THEOSOPHY, Vol. 86, No. 4, February, 1998
(Pages 114-115; Size: 5K)


[Article number (22) in this Department]


ONE conspicuous symptom of change in our era is the almost total decline of the necessity for social ritual. In previous times human relations were largely dictated by various rules of conduct. These social amenities served to preserve social distance, while defining the appropriate attitude for our daily encounters with others. Today, however, after nearly two centuries of emphasizing the equality of humankind, these once elaborate forms of salutation have dissolved into a simple "hello" or "hi."

Today we encounter a vital plea for a more natural or organic way of life, and a hunger for the truly human in our relationships. We long to experience the flow of existence, rather than the limited fragments furnished by convention. The quest for the essential elements of what it means to be simply human has become a common psychological and intellectual pursuit. This is quite contrary to the previous pursuit of status symbols and shrouded communications sought by a society whose purpose was personal acquisition.

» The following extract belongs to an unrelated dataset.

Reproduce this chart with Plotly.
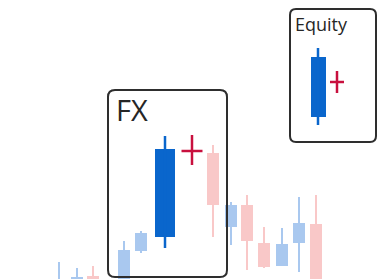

These developments obviously illustrate some of the signs of a deep change in the psychic and manasic principles of the race. The effect of change necessarily brings with it, however, an unevenness in expression. Periods of deep transition are marked with bewildering symptoms of insecurity and feelings of dissolving identity, until the new cycle makes itself felt.

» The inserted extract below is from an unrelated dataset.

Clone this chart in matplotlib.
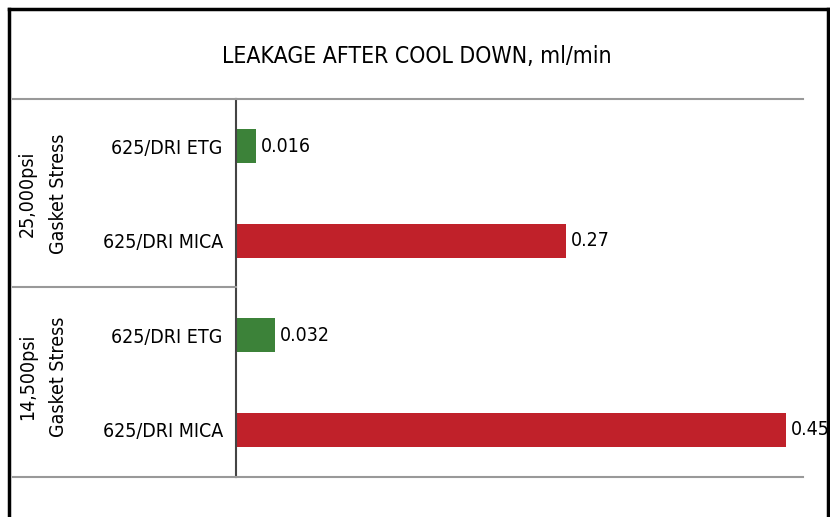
import matplotlib
matplotlib.use("Agg")
import matplotlib.pyplot as plt
from matplotlib.lines import Line2D

# data
groups = ["25,000psi\nGasket Stress", "14,500psi\nGasket Stress"]
categories = ["625/DRI ETG", "625/DRI MICA", "625/DRI ETG", "625/DRI MICA"]
values = [0.016, 0.27, 0.032, 0.45]
value_labels = ["0.016", "0.27", "0.032", "0.45"]
bar_colors = ["#3c8239", "#c0212a", "#3c8239", "#c0212a"]

plt.rcParams['font.family'] = ['DejaVu Sans']
plt.rcParams['font.stretch'] = 'condensed'

W, H = 830, 517
fig = plt.figure(figsize=(W / 100, H / 100), dpi=100)

def fx(px):
    return px / W

def fy(py):
    return 1 - py / H

ax = fig.add_axes([fx(236), fy(477), fx(803) - fx(236), fy(99) - fy(477)])

ypos = list(range(len(categories)))
ax.barh(ypos, values, height=0.36, color=bar_colors)
ax.set_ylim(len(categories) - 0.5, -0.5)
ax.set_xlim(0, 567 / 1222)
ax.set_yticks(ypos)
ax.set_yticklabels(categories, fontsize=14)
ax.tick_params(axis='y', length=0, pad=9.5)
ax.set_xticks([])

for y, v, lab in zip(ypos, values, value_labels):
    ax.text(v + 0.004, y, lab, va='center', ha='left', fontsize=14)

for s in ['top', 'bottom']:
    ax.spines[s].set_color('#999999')
    ax.spines[s].set_linewidth(1.5)
ax.spines['right'].set_visible(False)
ax.spines['left'].set_color('#444444')
ax.spines['left'].set_linewidth(1.5)

# extra lines left of the axis
for py in [99, 287, 477]:
    fig.add_artist(Line2D([fx(13), fx(236)], [fy(py), fy(py)], color='#999999', lw=1.5))

# outer frame
fig.add_artist(Line2D([fx(9), fx(9)], [fy(9), 0], color='black', lw=2.5))
fig.add_artist(Line2D([fx(9), fx(828)], [fy(9), fy(9)], color='black', lw=2.5))
fig.add_artist(Line2D([fx(828), fx(828)], [fy(9), 0], color='black', lw=2.5))

fig.text(fx(417), fy(56), "LEAKAGE AFTER COOL DOWN, ml/min", ha='center', va='center', fontsize=16.5)

for py, g in zip([194, 377], groups):
    fig.text(fx(43), fy(py), g, rotation=90, ha='center', va='center', fontsize=14, linespacing=1.8)

fig.savefig("out.png", dpi=100)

In relation to the Theosophical Movement, the positive aspect of this transition can be seen in the noticeable decline in the reliance upon authority. There is also a striking increase in the immediate and intuitive grasp of philosophical ideas. It is as though the soul has at last found a way of making its needs felt -- caring less for the conventional ideas of truth than for an individually sensed reality -- for an enormous burden of verbiage, once believed necessary, has fallen away. Removing this vestige of armor allows us to initiate the task of learning to communicate as souls, rather than imaginary icons of acceptable social behavior.

This sort of change may be thought of as a transition from organized to organic human relations. In doing so, we can retain the harvest cycles past, while by-passing the formalities and niceties which belonged to a less perceptive age. The strength to sustain an order and association of this sort will have to come from direct and inward perception, since it was due to this lack of perception that organizations, policies and documents were invented in the first place.

Hence, we can observe within our established social practices the passage of old ideas of value and their alternation into new significance. Even the etymology of words and their transformations of meaning over the centuries exhibit the continual re-embodiment of the vitality of thought.